NEW YORK, NY.- Sperone Westwater is presenting Joana Choumali’s second solo at the gallery, “I am not lost, just wandering,” featuring new embroidered photographic collages from the artist’s “Alba’hian” series.

Every morning, Choumali wakes at 5am and walks for long stretches of time interacting with the land, the buildings and the forms taking shape around her. This routine, one of introspection, takes place even when Choumali travels to other countries. Her habit is to photograph the landscapes which captivate her every morning. “The ‘Alba’hian’ series is about my experience of walking at daybreak in my city of residence Abidjan and other cities such as Dakar, Senegal, Accra, Ghana but also Essaouira, Morocco and Kyoto, Japan),” says Choumali. “In this selection, I broaden my angle of view, the size of the pieces and the characters become larger, as an evocation of inner growth.”

Combining collage, embroidery, quilting and photomontage, Choumali builds these images, layering ethereal sheer fabrics and golden paint with multiple photographs from her walks—silhouettes of passerbys or quiet empty roads. Her process is slow, as meditative as the walks themselves, and by merging the instant—digital photography—with the time-consuming—embroidery—Choumali explores the relationship between the metaphorical and the physical, evoking moments of revelation, introspection and rediscovery. These contrast the real world and the world of the imagination. The long hours she spends sewing together the different layers and embroidering her motifs and drawings onto the fabrics have become moments of meditation; another ritual by which she is able to observe herself changing through this process, to examine her emotions and reactions and reshape them in a different, clearer way. “I explore my personal landscape facing new horizons,” she explains. “The notion of wandering to know oneself better and to finally meet oneself in the tranquility of the new day.”

Joana Choumali was born in 1974 in Abidjan, Côte d’Ivoire, where she lives and works. She studied graphic arts in Casablanca and initially worked as an art director in advertising before pursuing photography. Choumali’s early practice focused on documentary portraits. Her recent work builds upon the intimacy of her early portraits by incorporating embroidery and textiles directly onto her photographic images.
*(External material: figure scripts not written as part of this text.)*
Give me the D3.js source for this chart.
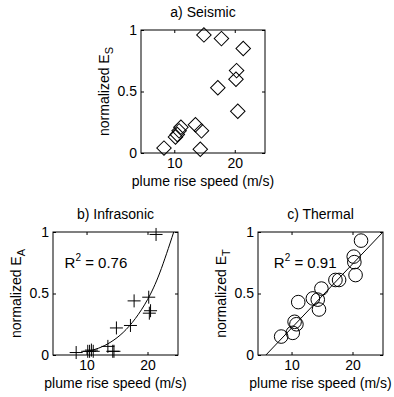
<!DOCTYPE html>
<html>
<head>
<meta charset="utf-8">
<script src="https://cdn.jsdelivr.net/npm/d3@7"></script>
<style>
  body { margin: 0; background: #fff; }
  text { font-family: "Liberation Sans", Arial, sans-serif; fill: #000; }
</style>
</head>
<body>
<script>
// plume rise speed (m/s), same events in every panel
const speed = [8.3, 10.2, 10.5, 10.8, 11.1, 13.5, 14.3, 14.5, 14.9, 17.2, 17.8, 20.2, 20.3, 20.5, 21.4];
// normalized energies
const seismic    = [0.04, 0.13, 0.15, 0.18, 0.21, 0.23, 0.03, 0.18, 0.96, 0.53, 0.93, 0.60, 0.67, 0.34, 0.85];
const infrasonic = [0.02, 0.03, 0.03, 0.04, 0.03, 0.07, 0.03, 0.03, 0.22, 0.24, 0.44, 0.47, 0.34, 0.36, 0.98];
const thermal    = [0.15, 0.18, 0.27, 0.25, 0.43, 0.46, 0.45, 0.37, 0.54, 0.61, 0.61, 0.80, 0.755, 0.65, 0.93];

// fitted curves
const infraFitX = [10, 12, 14, 16, 18, 20, 22, 24.3];
const infraFitY = [0.027, 0.056, 0.106, 0.183, 0.296, 0.45, 0.667, 1];
const thermalFitX = [5.8, 25];
const thermalFitY = [0, 1];

const xTicks = [10, 20];
const yTicks = [0, 0.5, 1];
const xDomain = [4.5, 25];
const yDomain = [0, 1];

const width = 394;
const height = 397;
const fontSize = 14;

const svg = d3.select("body")
    .append("svg")
    .attr("width", width)
    .attr("height", height);

function drawPanel(box, title, sub, ys, marker, fitX, fitY, r2) {
    const x = d3.scaleLinear().domain(xDomain).range([box.left, box.right]);
    const y = d3.scaleLinear().domain(yDomain).range([box.bottom, box.top]);
    const g = svg.append("g");
    const cx = (box.left + box.right) / 2;
    const cy = (box.top + box.bottom) / 2;

    // axes, ticks pointing inwards like matlab
    const styleAxis = (a) => {
        a.select(".domain").remove();
        a.selectAll("line").attr("stroke", "#000");
        a.selectAll("text").attr("font-size", fontSize).attr("font-family", "Liberation Sans, Arial, sans-serif");
    };
    g.append("g").attr("transform", "translate(0," + box.bottom + ")")
        .call(d3.axisBottom(x).tickValues(xTicks).tickSizeInner(-3).tickSizeOuter(0).tickPadding(5))
        .call(styleAxis);
    g.append("g").attr("transform", "translate(0," + box.top + ")")
        .call(d3.axisTop(x).tickValues(xTicks).tickSizeInner(-3).tickSizeOuter(0).tickFormat(""))
        .call(styleAxis);
    g.append("g").attr("transform", "translate(" + box.left + ",0)")
        .call(d3.axisLeft(y).tickValues(yTicks).tickSizeInner(-3).tickSizeOuter(0).tickPadding(4).tickFormat(d3.format("")))
        .call(styleAxis);
    g.append("g").attr("transform", "translate(" + box.right + ",0)")
        .call(d3.axisRight(y).tickValues(yTicks).tickSizeInner(-3).tickSizeOuter(0).tickFormat(""))
        .call(styleAxis);

    g.append("rect")
        .attr("x", box.left).attr("y", box.top)
        .attr("width", box.right - box.left).attr("height", box.bottom - box.top)
        .attr("fill", "none").attr("stroke", "#000").attr("stroke-width", 1);

    // clip for the fit line
    const clipId = "clip" + sub;
    svg.append("clipPath").attr("id", clipId).append("rect")
        .attr("x", box.left).attr("y", box.top)
        .attr("width", box.right - box.left).attr("height", box.bottom - box.top);

    if (fitX) {
        const pts = fitX.map((v, i) => [v, fitY[i]]);
        g.append("path")
            .attr("clip-path", "url(#" + clipId + ")")
            .attr("d", d3.line().x(d => x(d[0])).y(d => y(d[1])).curve(d3.curveNatural)(pts))
            .attr("fill", "none").attr("stroke", "#000").attr("stroke-width", 1);
    }

    const data = speed.map((s, i) => ({ s: s, v: ys[i] }));
    const pts = g.append("g").attr("fill", "none").attr("stroke", "#000").attr("stroke-width", 1);
    if (marker === "diamond") {
        pts.selectAll("path").data(data).join("path")
            .attr("transform", d => "translate(" + x(d.s) + "," + y(d.v) + ") rotate(45)")
            .attr("d", d3.symbol(d3.symbolSquare, 105));
    } else if (marker === "circle") {
        pts.selectAll("circle").data(data).join("circle")
            .attr("cx", d => x(d.s)).attr("cy", d => y(d.v)).attr("r", 6.8);
    } else {
        pts.selectAll("line.h").data(data).join("line").attr("class", "h")
            .attr("x1", d => x(d.s) - 6.5).attr("x2", d => x(d.s) + 6.5)
            .attr("y1", d => y(d.v)).attr("y2", d => y(d.v));
        pts.selectAll("line.v").data(data).join("line").attr("class", "v")
            .attr("x1", d => x(d.s)).attr("x2", d => x(d.s))
            .attr("y1", d => y(d.v) - 6.5).attr("y2", d => y(d.v) + 6.5);
    }

    // labels
    g.append("text").attr("x", cx).attr("y", box.top - 13)
        .attr("text-anchor", "middle").attr("font-size", fontSize).text(title);
    g.append("text").attr("x", cx).attr("y", box.bottom + 33)
        .attr("text-anchor", "middle").attr("font-size", fontSize).text("plume rise speed (m/s)");
    const yl = g.append("text")
        .attr("transform", "translate(" + (box.left - 32) + "," + cy + ") rotate(-90)")
        .attr("text-anchor", "middle").attr("font-size", fontSize);
    yl.append("tspan").text("normalized E");
    yl.append("tspan").attr("font-size", 11).attr("dy", 4).text(sub);

    if (r2) {
        const t = g.append("text").attr("x", x(r2.x)).attr("y", y(r2.y)).attr("font-size", 15);
        t.append("tspan").text("R");
        t.append("tspan").attr("font-size", 10).attr("dy", -7).text("2");
        t.append("tspan").attr("dy", 7).text(" = " + r2.text);
    }
}

drawPanel({ left: 141, right: 265, top: 30, bottom: 153 }, "a) Seismic", "S", seismic, "diamond");
drawPanel({ left: 53, right: 178, top: 232, bottom: 355 }, "b) Infrasonic", "A", infrasonic, "plus",
    infraFitX, infraFitY, { x: 6.4, y: 0.71, text: "0.76" });
drawPanel({ left: 258, right: 383, top: 232, bottom: 355 }, "c) Thermal", "T", thermal, "circle",
    thermalFitX, thermalFitY, { x: 7.1, y: 0.71, text: "0.91" });
</script>
</body>
</html>
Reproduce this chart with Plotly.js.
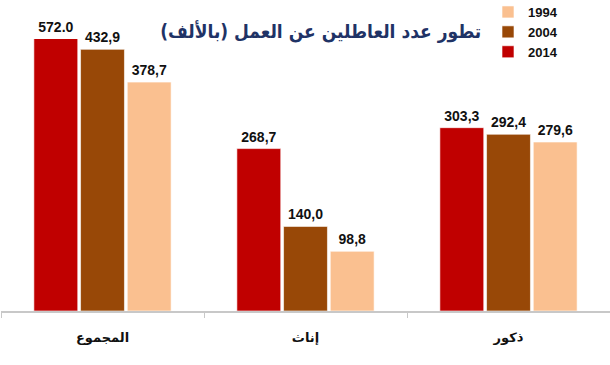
<!DOCTYPE html>
<html>
<head>
<meta charset="utf-8">
<script src="https://cdn.plot.ly/plotly-3.0.1.min.js"></script>
<style>html,body{margin:0;padding:0;background:#fff;}#chart{width:610px;height:365px;}</style>
</head>
<body>
<div id="chart"></div>
<script>
var categories = ['المجموع', 'إناث', 'ذكور'];
var years = ['2014', '2004', '1994'];
var values2014 = [572.0, 268.7, 303.3];
var values2004 = [432.9, 140.0, 292.4];
var values1994 = [378.7, 98.8, 279.6];
var labels2014 = ['572.0', '268,7', '303,3'];
var labels2004 = ['432,9', '140,0', '292,4'];
var labels1994 = ['378,7', '98,8', '279,6'];
var colors = ['#C00000', '#984807', '#FAC090'];
var yMax = 450;

var series = [values2014, values2004, values1994];
var labels = [labels2014, labels2004, labels1994];
var FONT = 'Liberation Sans, Arial, DejaVu Sans, sans-serif';

var traces = [];
series.forEach(function (vals, i) {
  traces.push({
    type: 'bar', name: years[i], x: categories, y: vals,
    offsetgroup: years[i], alignmentgroup: 'a',
    marker: {color: colors[i], line: {color: 'rgba(255,255,255,0.6)', width: 1}},
    hoverinfo: 'skip'
  });
});
series.forEach(function (vals, i) {
  traces.push({
    type: 'scatter', mode: 'markers+text', showlegend: false,
    x: categories, y: vals.map(function (v) { return Math.min(v, yMax); }),
    offsetgroup: years[i], alignmentgroup: 'a',
    marker: {size: 4, opacity: 0},
    text: labels[i], textposition: 'top center',
    textfont: {family: FONT, size: 14, color: '#111', weight: 'bold'},
    cliponaxis: false, hoverinfo: 'skip'
  });
});

var layout = {
  width: 610, height: 365,
  margin: {l: 1, r: 0, t: 38.5, b: 54, autoexpand: false},
  paper_bgcolor: '#fff', plot_bgcolor: '#fff',
  barmode: 'group', bargap: 0.31, bargroupgap: 0.06,
  scattermode: 'group', scattergap: 0.31,
  showlegend: true,
  title: {
    text: '<b>تطور عدد العاطلين عن العمل (بالألف)</b>',
    font: {family: 'DejaVu Sans Condensed, DejaVu Sans, sans-serif', size: 19, color: '#1F3366'},
    x: 0.525, xanchor: 'center', xref: 'paper',
    y: 0.915, yanchor: 'middle', yref: 'container'
  },
  legend: {
    traceorder: 'reversed',
    xref: 'container', yref: 'container',
    x: 0.8, xanchor: 'left', y: 1.0, yanchor: 'top',
    font: {family: FONT, size: 13, color: '#111', weight: 'bold'},
    itemwidth: 30, tracegroupgap: 0, bgcolor: 'rgba(0,0,0,0)',
    borderwidth: 0
  },
  xaxis: {
    type: 'category', showline: true, linecolor: '#C8C8C8', linewidth: 1.5,
    ticks: 'outside', tickson: 'boundaries', ticklen: 5, tickcolor: '#C8C8C8', tickwidth: 1,
    showgrid: false, zeroline: false, ticklabelstandoff: 14,
    tickfont: {family: FONT, size: 13, color: '#111', weight: 'bold'},
    fixedrange: true
  },
  yaxis: {range: [0, yMax], visible: false, showgrid: false, zeroline: false, fixedrange: true}
};

Plotly.newPlot('chart', traces, layout, {displayModeBar: false, staticPlot: true}).then(function () {
  // nudge legend slightly upward to match reference spacing
  var lg = document.querySelector('.legend');
  if (lg) {
    var t = lg.getAttribute('transform');
    var m = /translate\(([-\d.]+),\s*([-\d.]+)\)/.exec(t);
    if (m) lg.setAttribute('transform', 'translate(' + m[1] + ',' + (parseFloat(m[2]) - 3) + ')');
  }
});
</script>
</body>
</html>
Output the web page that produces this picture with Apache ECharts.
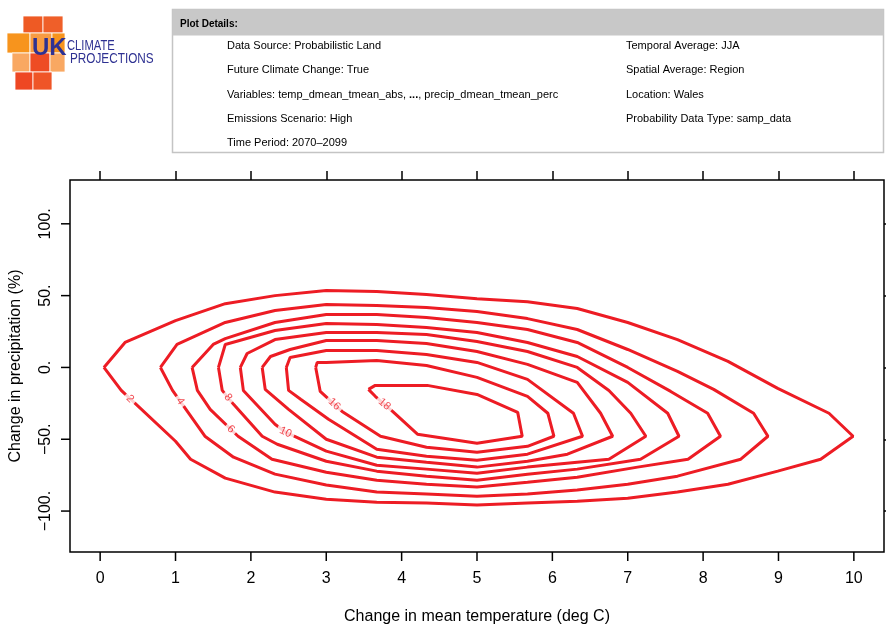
<!DOCTYPE html>
<html>
<head>
<meta charset="utf-8">
<script src="https://cdn.jsdelivr.net/npm/echarts@6/dist/echarts.min.js"></script>
<style>
  html, body { margin: 0; padding: 0; background: #fff; }
  #chart { width: 886px; height: 630px; }
</style>
</head>
<body>
<div id="chart"></div>
<script>
// tick values
const xTicks = [0, 1, 2, 3, 4, 5, 6, 7, 8, 9, 10];
const yTicks = [-100, -50, 0, 50, 100];
const xRange = [-0.4, 10.4];
const yRange = [-128.5, 130.5];

// contour levels and their lines, [temperature change, precipitation change %]
const levels = [2, 4, 6, 8, 10, 12, 14, 16, 18];
const contour2 = [[0.05,0],[0.33,17.4],[1.0,32.6],[1.66,44.4],[2.32,50],[3.0,53.5],[3.67,52.8],[4.33,50.7],[5.0,47.9],[5.67,45.8],[6.33,41],[7.0,31.3],[7.66,19.4],[8.33,4.2],[8.99,-14.6],[9.67,-31.9],[9.99,-47.9],[9.56,-63.9],[8.99,-72.2],[8.33,-81.3],[7.66,-86.8],[7.0,-91],[6.33,-93.1],[5.67,-94.4],[5.0,-95.8],[4.33,-94.4],[3.67,-93.8],[3.0,-91.7],[2.32,-86.8],[1.66,-77.1],[1.2,-63.9],[1.0,-51.4],[0.28,-16],[0.05,0]];
const contour4 = [[0.8,0],[1.02,16],[1.66,31.3],[2.32,39.6],[3.0,43.8],[3.67,43.1],[4.33,41.7],[5.0,38.9],[5.67,34],[6.33,26.4],[7.0,12.5],[7.66,-2.8],[8.14,-15.3],[8.67,-31.9],[8.86,-47.9],[8.5,-63.9],[7.66,-75.7],[7.0,-81.3],[6.33,-85.4],[5.67,-88.2],[5.0,-89.6],[4.33,-88.2],[3.67,-86.8],[3.0,-81.9],[2.32,-74.3],[1.77,-62.5],[1.39,-47.9],[0.96,-16],[0.8,0]];
const contour6 = [[1.22,0],[1.5,16],[1.66,20.1],[2.32,31.3],[3.0,36.8],[3.67,36.8],[4.33,34.7],[5.0,31.3],[5.67,26.4],[6.33,17.4],[7.0,0],[7.57,-16.7],[8.06,-31.9],[8.23,-47.9],[7.8,-63.9],[7.13,-69.4],[6.33,-76.4],[5.67,-79.9],[5.0,-83.3],[4.33,-81.3],[3.67,-78.5],[3.0,-73],[2.28,-63.9],[1.83,-47.9],[1.46,-29.2],[1.29,-16],[1.22,0]];
const contour8 = [[1.57,0],[1.66,16],[2.32,25.7],[3.0,30.6],[3.67,29.9],[4.33,27.8],[5.0,24.3],[5.67,17.4],[6.33,7.6],[7.0,-10.4],[7.53,-31.9],[7.68,-47.9],[7.17,-63.9],[6.33,-70.8],[5.67,-74.3],[5.0,-78.5],[4.33,-75.7],[3.67,-72.2],[3.0,-65.3],[2.35,-53.5],[2.15,-47.9],[1.77,-25.7],[1.62,-16],[1.57,0]];
const contour10 = [[1.86,0],[1.95,9.7],[2.32,19.4],[3.0,24.3],[3.67,24.3],[4.33,22.9],[5.0,18.1],[5.67,11.1],[6.33,0],[6.75,-16],[7.04,-31.9],[7.24,-47.9],[6.75,-63.9],[6.33,-66],[5.67,-69.4],[5.0,-73.6],[4.33,-70.8],[3.67,-68.1],[3.0,-58.3],[2.46,-45.1],[2.32,-39.6],[1.9,-16],[1.86,0]];
const contour12 = [[2.15,0],[2.26,7.6],[2.52,12.5],[3.0,18.8],[3.67,18.8],[4.33,16.7],[5.0,11.1],[5.67,2.1],[6.33,-10.4],[6.64,-31.9],[6.8,-47.9],[6.2,-60.4],[5.67,-65.3],[5.0,-69.4],[4.33,-66],[3.67,-62.5],[3.0,-50],[2.5,-29.2],[2.19,-15.3],[2.15,0]];
const contour14 = [[2.47,0],[2.52,6.9],[3.0,11.8],[3.67,11.8],[4.33,9],[5.0,3.5],[5.67,-8.3],[6.28,-31.9],[6.4,-47.9],[5.67,-60.4],[5.0,-64.6],[4.33,-61.8],[3.67,-56.9],[3.03,-36.1],[2.66,-22.2],[2.5,-16],[2.47,0]];
const contour16 = [[2.86,0],[2.88,3.5],[3.0,3.5],[3.67,4.9],[4.33,1.4],[5.0,-6.9],[5.67,-20.1],[5.94,-31.9],[6.02,-47.9],[5.67,-54.9],[5.0,-59],[4.33,-55.6],[3.72,-47.9],[3.21,-30.6],[2.92,-16.7],[2.86,0]];
const contour18 = [[3.56,-15.3],[3.65,-12.5],[4.34,-12.5],[5.0,-18.8],[5.54,-31.3],[5.6,-47.9],[5.0,-52.8],[4.21,-46.5],[3.88,-30.6],[3.65,-20.1],[3.56,-15.3]];
const contours = [contour2, contour4, contour6, contour8, contour10, contour12, contour14, contour16, contour18];

// contour labels
const labelLevels = [2, 4, 8, 6, 10, 16, 18];
const labelX = [0.37, 1.04, 1.70, 1.73, 2.46, 3.08, 3.76];
const labelY = [-23.4, -24.3, -20.8, -43.1, -45.1, -27.1, -26.4];

// plot details panel
const detailsLeft = [
  'Data Source: Probabilistic Land',
  'Future Climate Change: True',
  'Variables: temp_dmean_tmean_abs, {b|...}, precip_dmean_tmean_perc',
  'Emissions Scenario: High',
  'Time Period: 2070\u20132099'
];
const detailsRight = [
  'Temporal Average: JJA',
  'Spatial Average: Region',
  'Location: Wales',
  'Probability Data Type: samp_data'
];

const FONT = "'Liberation Sans', Arial, Helvetica, sans-serif";
const RED = '#ed1c24';
const BLUE = '#2e3192';

const chart = echarts.init(document.getElementById('chart'), null, { renderer: 'canvas' });

function fmtY(v) {
  return (v < 0 ? '\u2212' + Math.abs(v) : String(v)) + '.';
}

const logo = [
  { x: 23, y: 16, w: 20, h: 17, c: '#ee5a24' },
  { x: 43, y: 16, w: 20, h: 17, c: '#ef5f29' },
  { x: 7, y: 33, w: 23, h: 20, c: '#f7941d' },
  { x: 30, y: 33, w: 22, h: 20, c: '#f89b42' },
  { x: 52, y: 33, w: 13, h: 20, c: '#f7941d' },
  { x: 12, y: 53, w: 18, h: 19, c: '#f9a862' },
  { x: 30, y: 53, w: 20, h: 19, c: '#ee4c24' },
  { x: 50, y: 53, w: 15, h: 19, c: '#f9a862' },
  { x: 15, y: 72, w: 18, h: 18, c: '#ee4723' },
  { x: 33, y: 72, w: 19, h: 18, c: '#ef5527' }
];

const graphics = [];
logo.forEach(r => graphics.push({
  type: 'rect', shape: { x: r.x, y: r.y, width: r.w, height: r.h },
  style: { fill: r.c, stroke: '#fff', lineWidth: 0.8 }
}));
graphics.push({ type: 'text', x: 32, y: 48, style: { text: 'UK', font: "bold 24px " + FONT, fill: BLUE, textVerticalAlign: 'middle' } });
graphics.push({ type: 'text', x: 67, y: 46, scaleX: 0.8, style: { text: 'CLIMATE', font: "14px " + FONT, fill: BLUE, textVerticalAlign: 'middle' } });
graphics.push({ type: 'text', x: 70, y: 59, scaleX: 0.84, style: { text: 'PROJECTIONS', font: "14px " + FONT, fill: BLUE, textVerticalAlign: 'middle' } });

// details box
graphics.push({ type: 'rect', shape: { x: 172.5, y: 9.5, width: 711, height: 143 }, style: { fill: '#fff', stroke: '#c4c4c4', lineWidth: 1.5 } });
graphics.push({ type: 'rect', shape: { x: 172.5, y: 9.5, width: 711, height: 26 }, style: { fill: '#c8c8c8' } });
graphics.push({ type: 'text', x: 180, y: 24, style: { text: 'Plot Details:', font: "bold 10px " + FONT, fill: '#000', textVerticalAlign: 'middle' } });
detailsLeft.forEach((t, i) => graphics.push({
  type: 'text', x: 227, y: 46 + i * 24.3,
  style: { text: t, font: "11px " + FONT, fill: '#000', textVerticalAlign: 'middle', rich: { b: { fontWeight: 'bold', fontSize: 11, fontFamily: FONT } } }
}));
detailsRight.forEach((t, i) => graphics.push({
  type: 'text', x: 626, y: 46 + i * 24.3,
  style: { text: t, font: "11px " + FONT, fill: '#000', textVerticalAlign: 'middle' }
}));

const tickStyle = { color: '#000', width: 1.5 };

function buildSeries(labelData) {
  const s = contours.map((pts, i) => ({
    name: 'level ' + levels[i],
    type: 'line',
    data: pts,
    showSymbol: false,
    symbol: 'none',
    silent: true,
    z: 2,
    lineStyle: { color: RED, width: 3 }
  }));
  if (labelData) {
    s.push({
      type: 'scatter',
      data: labelData,
      symbol: 'circle',
      symbolSize: 1,
      itemStyle: { color: 'rgba(0,0,0,0)' },
      silent: true,
      z: 5,
      label: {
        show: true, position: 'inside', color: RED, fontSize: 11, fontFamily: FONT,
        backgroundColor: '#fff', padding: [1, 3], lineHeight: 12
      }
    });
  }
  return s;
}

// a tick-only axis (no labels), used for the top and right frame sides
function tickAxis(pos, isX, len) {
  const r = isX ? xRange : yRange;
  return {
    type: 'value', min: r[0], max: r[1], position: pos,
    axisLine: { show: false, onZero: false }, splitLine: { show: false },
    axisTick: { show: true, inside: false, length: len, lineStyle: tickStyle, customValues: isX ? xTicks : yTicks },
    axisLabel: { show: false }
  };
}

const option = {
  animation: false,
  backgroundColor: '#fff',
  graphic: { elements: graphics },
  grid: { left: 70, right: 2, top: 180, bottom: 77, show: true, borderColor: '#000', borderWidth: 1.5, backgroundColor: 'transparent' },
  xAxis: [
    {
      type: 'value', min: xRange[0], max: xRange[1], position: 'bottom',
      axisLine: { show: false, onZero: false },
      splitLine: { show: false },
      axisTick: { show: false },
      axisLabel: { show: true, customValues: xTicks, color: '#000', fontSize: 16, fontFamily: FONT, margin: 19 },
      name: 'Change in mean temperature (deg C)', nameLocation: 'middle', nameGap: 57,
      nameTextStyle: { color: '#000', fontSize: 16, fontFamily: FONT }
    },
    tickAxis('top', true, 9)
  ],
  yAxis: [
    {
      type: 'value', min: yRange[0], max: yRange[1], position: 'left',
      axisLine: { show: false, onZero: false }, splitLine: { show: false },
      axisTick: { show: false },
      axisLabel: { show: true, customValues: yTicks, formatter: fmtY, rotate: 90, color: '#000', fontSize: 16, fontFamily: FONT, margin: 16 },
      name: 'Change in precipitation (%)', nameLocation: 'middle', nameGap: 46,
      nameTextStyle: { color: '#000', fontSize: 16, fontFamily: FONT }
    },
    tickAxis('right', false, 8)
  ],
  series: buildSeries(null)
};

chart.setOption(option);

const toPx = v => chart.convertToPixel({ seriesIndex: 0 }, v);

// bottom and left tick marks, placed through the axis scales
const tickLines = [];
xTicks.forEach(v => {
  const p = toPx([v, yRange[0]]);
  tickLines.push({ type: 'line', shape: { x1: p[0], y1: p[1], x2: p[0], y2: p[1] + 9 }, style: { stroke: '#000', lineWidth: 1.5 } });
});
yTicks.forEach(v => {
  const p = toPx([xRange[0], v]);
  tickLines.push({ type: 'line', shape: { x1: p[0] - 9, y1: p[1], x2: p[0], y2: p[1] }, style: { stroke: '#000', lineWidth: 1.5 } });
});

// place labels on their contour, turned along the local segment
const labelData = labelLevels.map((lev, i) => {
  const pts = contours[levels.indexOf(lev)];
  const p = toPx([labelX[i], labelY[i]]);
  let best = null;
  for (let k = 0; k < pts.length - 1; k++) {
    const a = toPx(pts[k]);
    const b = toPx(pts[k + 1]);
    const dx = b[0] - a[0], dy = b[1] - a[1];
    const len2 = dx * dx + dy * dy || 1;
    let t = ((p[0] - a[0]) * dx + (p[1] - a[1]) * dy) / len2;
    t = Math.max(0, Math.min(1, t));
    const q = [a[0] + t * dx, a[1] + t * dy];
    const d = (q[0] - p[0]) ** 2 + (q[1] - p[1]) ** 2;
    if (!best || d < best.d) best = { d, q, ang: Math.atan2(dy, dx) * 180 / Math.PI };
  }
  let rot = -best.ang;
  if (rot > 90) rot -= 180;
  if (rot < -90) rot += 180;
  return { value: chart.convertFromPixel({ seriesIndex: 0 }, best.q), label: { rotate: rot, formatter: String(lev) } };
});

chart.setOption({
  graphic: { elements: graphics.concat(tickLines) },
  series: buildSeries(labelData)
});
</script>
</body>
</html>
Her work has been featured in exhibitions worldwide, including the Royal Academy of Arts, London (2021- 22); Museum of African Contemporary Art Al Maaden, Marrakech (2019-20); Zeitz Museum of Contemporary Art Africa, Cape Town (2019); and the Musée d’Histoire Naturelle, Le Havre (2017). In 2017, Choumali was included in the Côte d’Ivoire Pavilion at the 57th Venice Biennale. She was named the 2020 Robert Gardner Fellow in Photography by the Peabody Museum of Archaeology & Ethnology at Harvard University and was awarded residencies with Nirox Foundation, Johannesburg (2017) and the IFITRY Residency, Essaouira, Morocco (2016; 2015). Choumali is the first African winner of the prestigious Prix Pictet (2019), an annual honor for photography and sustainability, which she won for her series “Ça Va Aller.”